- Born: 1966 (age 59–60) Raleigh, North Carolina U.S.
- Education: Harvard University (BA) University of North Carolina at Chapel Hill (JD)
- Occupations: Lawyer, Law professor

= Martin H. Brinkley =

American lawyer

Martin H. Brinkley (born 1966) is an American lawyer. From 2015 to 2025, he served as the 14th Dean of the University of North Carolina School of Law. Brinkley was the first person since the nineteenth century to become dean of the UNC School of Law (founded 1845) directly from private practice. He remains on the faculty as the William Rand Kenan Jr. Distinguished Professor of Law, teaching courses in Property, Business Associations and Legal History.

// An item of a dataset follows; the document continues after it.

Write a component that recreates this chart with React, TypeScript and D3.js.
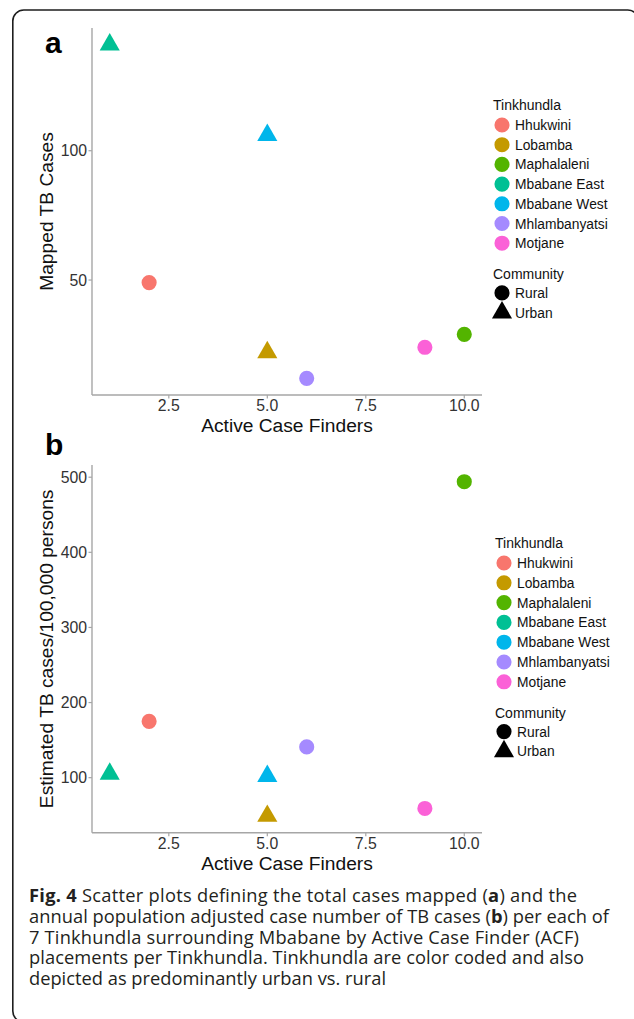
import React from 'react';
import * as d3 from 'd3';

// Tinkhundla
const tinkhundla = ['Hhukwini', 'Lobamba', 'Maphalaleni', 'Mbabane East', 'Mbabane West', 'Mhlambanyatsi', 'Motjane'];
const community = ['Rural', 'Urban', 'Rural', 'Urban', 'Urban', 'Rural', 'Rural'];
const activeCaseFinders = [2, 5, 10, 1, 5, 6, 9];
const mappedCases = [49, 22, 29, 141, 106, 12, 24];
const casesPer100k = [175, 49, 494, 105, 102, 141, 59];

const communityLevels = ['Rural', 'Urban'];
const xTicks = [2.5, 5, 7.5, 10];
const yTicksA = [50, 100];
const yTicksB = [100, 200, 300, 400, 500];

const captionLines = [
  [['Fig. 4', true], [' Scatter plots defining the total cases mapped (', false], ['a', true], [') and the', false]],
  [['annual population adjusted case number of TB cases (', false], ['b', true], [') per each of', false]],
  [['7 Tinkhundla surrounding Mbabane by Active Case Finder (ACF)', false]],
  [['placements per Tinkhundla. Tinkhundla are color coded and also', false]],
  [['depicted as predominantly urban vs. rural', false]],
] as [string, boolean][][];
// rendered width of each caption line in the figure
const captionWidths = [548, 580, 550, 555, 357];

const color = d3.scaleOrdinal<string, string>()
  .domain(tinkhundla)
  .range(['#F8766D', '#C49A00', '#53B400', '#00C094', '#00B6EB', '#A58AFF', '#FB61D7']);

const shape = d3.scaleOrdinal<string, d3.SymbolType>()
  .domain(communityLevels)
  .range([d3.symbolCircle, d3.symbolTriangle]);

const symbolPath = (kind: string) =>
  d3.symbol().type(shape(kind)).size(kind === 'Rural' ? 180 : 175)() as string;

// ggplot-like 5% padding
const padded = (vals: number[]): [number, number] => {
  const [lo, hi] = d3.extent(vals) as [number, number];
  const e = (hi - lo) * 0.05;
  return [lo - e, hi + e];
};

const FONT = "'Liberation Sans', Arial, Helvetica, sans-serif";
const xRange: [number, number] = [92, 482];

type PanelProps = {
  values: number[];
  yTicks: number[];
  yLabel: string;
  letter: string;
  letterY: number;
  top: number;
  bottom: number;
  legendX: number;
  legendTitleY: number;
  legendStep: number;
};

function Panel({ values, yTicks, yLabel, letter, letterY, top, bottom, legendX, legendTitleY, legendStep }: PanelProps) {
  const x = d3.scaleLinear().domain(padded(activeCaseFinders)).range(xRange);
  const y = d3.scaleLinear().domain(padded(values)).range([bottom, top]);
  const axisColor = '#a6a6a6';
  const keyX = legendX + 9;
  const firstKeyY = legendTitleY + 15;
  const commTitleY = firstKeyY + legendStep * tinkhundla.length + 16;

  return (
    <g>
      <text x={45} y={letterY} fontFamily={FONT} fontWeight="bold" fontSize={30} fill="#000">{letter}</text>

      {/* axes */}
      <line x1={xRange[0]} x2={xRange[1]} y1={bottom} y2={bottom} stroke={axisColor} strokeWidth={1.4} />
      <line x1={xRange[0]} x2={xRange[0]} y1={top} y2={bottom} stroke={axisColor} strokeWidth={1.4} />
      {xTicks.map(t => (
        <g key={t}>
          <line x1={x(t)} x2={x(t)} y1={bottom} y2={bottom + 3.5} stroke={axisColor} strokeWidth={1.2} />
          <text x={x(t)} y={bottom + 16.3} textAnchor="middle" fontFamily={FONT} fontSize={15.8} fill="#333">{t.toFixed(1)}</text>
        </g>
      ))}
      {yTicks.map(t => (
        <g key={t}>
          <line x1={xRange[0] - 3.5} x2={xRange[0]} y1={y(t)} y2={y(t)} stroke={axisColor} strokeWidth={1.2} />
          <text x={xRange[0] - 5} y={y(t) + 5.5} textAnchor="end" fontFamily={FONT} fontSize={15.8} fill="#333">{t}</text>
        </g>
      ))}
      <text x={(xRange[0] + xRange[1]) / 2} y={bottom + 37} textAnchor="middle" fontFamily={FONT} fontSize={19.2} fill="#111">
        Active Case Finders
      </text>
      <text transform={`translate(53,${(top + bottom) / 2}) rotate(-90)`} textAnchor="middle" fontFamily={FONT} fontSize={19.2} fill="#111">
        {yLabel}
      </text>

      {/* points */}
      {tinkhundla.map((name, i) => (
        <path key={name} d={symbolPath(community[i])}
          transform={`translate(${x(activeCaseFinders[i])},${y(values[i])})`} fill={color(name)} />
      ))}

      {/* legend */}
      <text x={legendX} y={legendTitleY} fontFamily={FONT} fontSize={14} fill="#111">Tinkhundla</text>
      {tinkhundla.map((name, i) => (
        <g key={name} transform={`translate(${keyX},${firstKeyY + i * legendStep})`}>
          <path d={symbolPath('Rural')} fill={color(name)} />
          <text x={13} y={5} fontFamily={FONT} fontSize={13.8} fill="#111">{name}</text>
        </g>
      ))}
      <text x={legendX} y={commTitleY} fontFamily={FONT} fontSize={14} fill="#111">Community</text>
      {communityLevels.map((c, i) => (
        <g key={c} transform={`translate(${keyX},${commTitleY + 14 + i * legendStep})`}>
          <path d={symbolPath(c)} fill="#000" />
          <text x={13} y={5} fontFamily={FONT} fontSize={13.8} fill="#111">{c}</text>
        </g>
      ))}
    </g>
  );
}

export default function App() {
  return (
    <div style={{ position: 'absolute', left: 0, top: 0, background: '#fff' }}>
      <svg width={634} height={1019} viewBox="0 0 634 1019" style={{ display: 'block' }}>
        <rect x={0} y={0} width={634} height={1019} fill="#fff" />
        <rect x={12.8} y={10} width={626} height={1012} rx={11} fill="none" stroke="#1e1e1e" strokeWidth={1.6} />

        <Panel values={mappedCases} yTicks={yTicksA} yLabel="Mapped TB Cases" letter="a" letterY={53}
          top={28} bottom={395} legendX={493} legendTitleY={110} legendStep={19.7} />
        <Panel values={casesPer100k} yTicks={yTicksB} yLabel="Estimated TB cases/100,000 persons" letter="b" letterY={455}
          top={465} bottom={832.7} legendX={495} legendTitleY={548} legendStep={19.8} />

        {captionLines.map((line, i) => (
          <text key={i} x={29} y={902 + i * 20.8} textLength={captionWidths[i]} lengthAdjust="spacing"
            fontFamily="'Open Sans', Lato, sans-serif" fontSize={18.3} fill="#231f20">
            {line.map(([s, bold], j) => (
              <tspan key={j} fontWeight={bold ? 'bold' : 'normal'}>{s}</tspan>
            ))}
          </text>
        ))}
      </svg>
    </div>
  );
}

==Early life and education==

Brinkley was born in Raleigh, North Carolina, and attended local public schools. After preparing for college at Phillips Exeter Academy, he earned a B.A. in classics in three years from Harvard University, graduating summa cum laude and Phi Beta Kappa. He was Latin Orator for Harvard's 336th Commencement Exercises in 1987.

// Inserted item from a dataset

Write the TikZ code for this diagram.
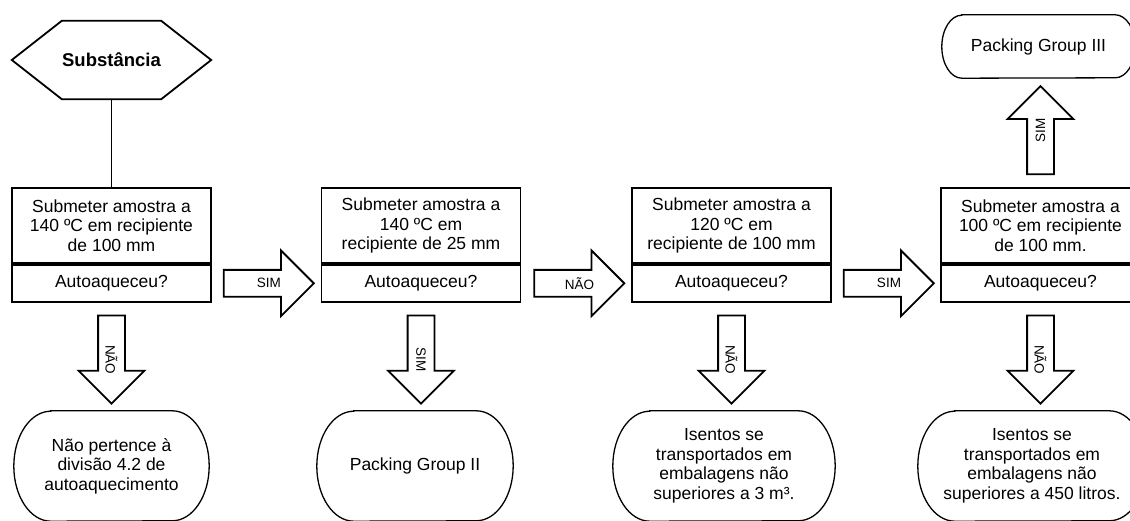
\documentclass[tikz,border=0pt]{standalone}
\usepackage{fontspec}
\setmainfont{Liberation Sans}
\usetikzlibrary{positioning,calc,shapes.arrows}

\tikzset{
  txt/.style={font=\fontsize{17.5}{19.5}\selectfont},
  proc/.style={draw,txt,line width=1.8pt,minimum width=199pt,minimum height=75pt,align=center,inner sep=0pt},
  quest/.style={proc,minimum height=37pt},
  term/.style={txt,minimum width=#1,minimum height=110pt,align=center,inner sep=0pt},
  harrow/.style={draw,line width=1.8pt,single arrow,single arrow head extend=19.5pt,
    single arrow tip angle=90,minimum height=90pt,
    text height=10pt,text depth=0pt,inner ysep=7.5pt,inner xsep=0pt,anchor=tail},
  varrow/.style={harrow,minimum height=88pt,rotate=-90},
  albl/.style={inner sep=0pt,font=\fontsize{13.5}{14}\selectfont},
}

% outline of a terminal with elliptical ends
\newcommand{\termline}[3]{%
  \draw[line width=1.3pt] ([xshift=#2]#1.north west) -- ([xshift=-#2]#1.north east)
    arc[start angle=90,end angle=-90,x radius=#2,y radius=#3]
    -- ([xshift=#2]#1.south west)
    arc[start angle=270,end angle=90,x radius=#2,y radius=#3] -- cycle;}

\begin{document}
\begin{tikzpicture}[x=1pt,y=-1pt]
  \useasboundingbox (0,0) rectangle (1130,521);
  \clip (0,0) rectangle (1130,521);

  % start
  \node[minimum width=199pt,minimum height=78pt,inner sep=0pt,
        font=\fontsize{18.5}{20}\selectfont\bfseries] (sub) at (111.5,60) {Substância};
  \draw[line width=1.8pt] (sub.west) -- ([xshift=50pt]sub.north west)
    -- ([xshift=-50pt]sub.north east) -- (sub.east)
    -- ([xshift=-50pt]sub.south east) -- ([xshift=50pt]sub.south west) -- cycle;

  % tests
  \node[proc] (p1) at (111.5,225.5) {Submeter amostra a\\140 ºC em recipiente\\de 100 mm};
  \node[quest,below=0pt of p1] (q1) {Autoaqueceu?};
  \node[proc] (p2) at (421,225.5) {Submeter amostra a\\140 ºC em\\recipiente de 25 mm};
  \node[quest,below=0pt of p2] (q2) {Autoaqueceu?};
  \node[proc] (p3) at (731.5,225.5) {Submeter amostra a\\120 ºC em\\recipiente de 100 mm};
  \node[quest,below=0pt of p3] (q3) {Autoaqueceu?};
  \node[proc] (p4) at (1040.5,225.5) {Submeter amostra a\\100 ºC em recipiente\\de 100 mm.};
  \node[quest,below=0pt of p4] (q4) {Autoaqueceu?};

  \draw[line width=1.8pt] (sub) -- (p1);

  % results
  \node[term=195pt] (t1) at (111.5,466) {Não pertence à\\divisão 4.2 de\\autoaquecimento};
  \node[term=196pt] (t2) at (415,466) {Packing Group II};
  \node[term=222pt] (t3) at (724,466) {Isentos se\\transportados em\\embalagens não\\superiores a 3 m³.};
  \node[term=228pt] (t4) at (1032,466) {Isentos se\\transportados em\\embalagens não\\superiores a 450 litros.};
  \node[term=193pt,minimum height=63pt] (t5) at (1038.5,46.5) {Packing Group III};
  \termline{t1}{37pt}{55pt}
  \termline{t2}{37pt}{55pt}
  \termline{t3}{37pt}{55pt}
  \termline{t4}{37pt}{55pt}
  \termline{t5}{20pt}{31.5pt}

  % block arrows
  \node[harrow] (a1) at ([xshift=11pt]q1.east) {};
  \node[harrow] (a2) at ([xshift=12pt]q2.east) {};
  \node[harrow] (a3) at ([xshift=11pt]q3.east) {};
  \node[varrow] (d1) at ([yshift=-12pt]q1.south) {};
  \node[varrow] (d2) at ([yshift=-12pt]q2.south) {};
  \node[varrow] (d3) at ([yshift=-12pt]q3.south) {};
  \node[varrow] (d4) at ([yshift=-12pt]q4.south) {};
  \node[varrow,rotate=180] (u1) at ([yshift=12pt]p4.north) {};

  \node[albl] (la1) at ($(a1.tail)!.5!(a1.tip)$) {SIM};
  \node[albl] (la2) at ($(a2.tail)!.5!(a2.tip)$) {NÃO};
  \node[albl] (la3) at ($(a3.tail)!.5!(a3.tip)$) {SIM};
  \node[albl,rotate=-90] (ld1) at ($(d1.tail)!.5!(d1.tip)$) {NÃO};
  \node[albl,rotate=-90] (ld2) at ($(d2.tail)!.5!(d2.tip)$) {SIM};
  \node[albl,rotate=-90] (ld3) at ($(d3.tail)!.5!(d3.tip)$) {NÃO};
  \node[albl,rotate=-90] (ld4) at ($(d4.tail)!.5!(d4.tip)$) {NÃO};
  \node[albl,rotate=90] (lu1) at ($(u1.tail)!.5!(u1.tip)$) {SIM};
\end{tikzpicture}
\end{document}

After graduate study in papyrology at the University of Cologne's Institute for Ancient Studies, Brinkley enrolled at the University of North Carolina School of Law. He earned a J.D. degree in 1992, serving as Executive Articles Editor of the North Carolina Law Review. He was admitted to practice in North Carolina that year.

==Career==

Brinkley began his career by serving as a law clerk to Chief Judge Sam J. Ervin, III of the United States Court of Appeals for the Fourth Circuit. He then entered the practice of law in Raleigh, North Carolina, first with Moore & Van Allen, PLLC, where he became a partner in 1998, and from 2003 to 2015, with Smith, Anderson, Blount, Dorsett, Mitchell & Jernigan, LLP.

===Community service and honors ===

Brinkley has served on the boards of or acted as pro bono counsel to many nonprofit institutions with charitable, religious, artistic and educational missions, such as the North Caroliniana Society, the North Carolina Symphony, and Saint Mary's School. In 2004 he became Vice Chancellor of the Episcopal Diocese of North Carolina and has been Chancellor since 2021. He is a former senior warden, junior warden and vestry member at Christ Church, Raleigh.

In 2011–2012 Brinkley served as president of the North Carolina Bar Association. He is an elected member of the American Law Institute and an honorary Master of the Bench of the Honourable Society of the Middle Temple.

==Personal life==

Brinkley is an amateur oboist and pianist.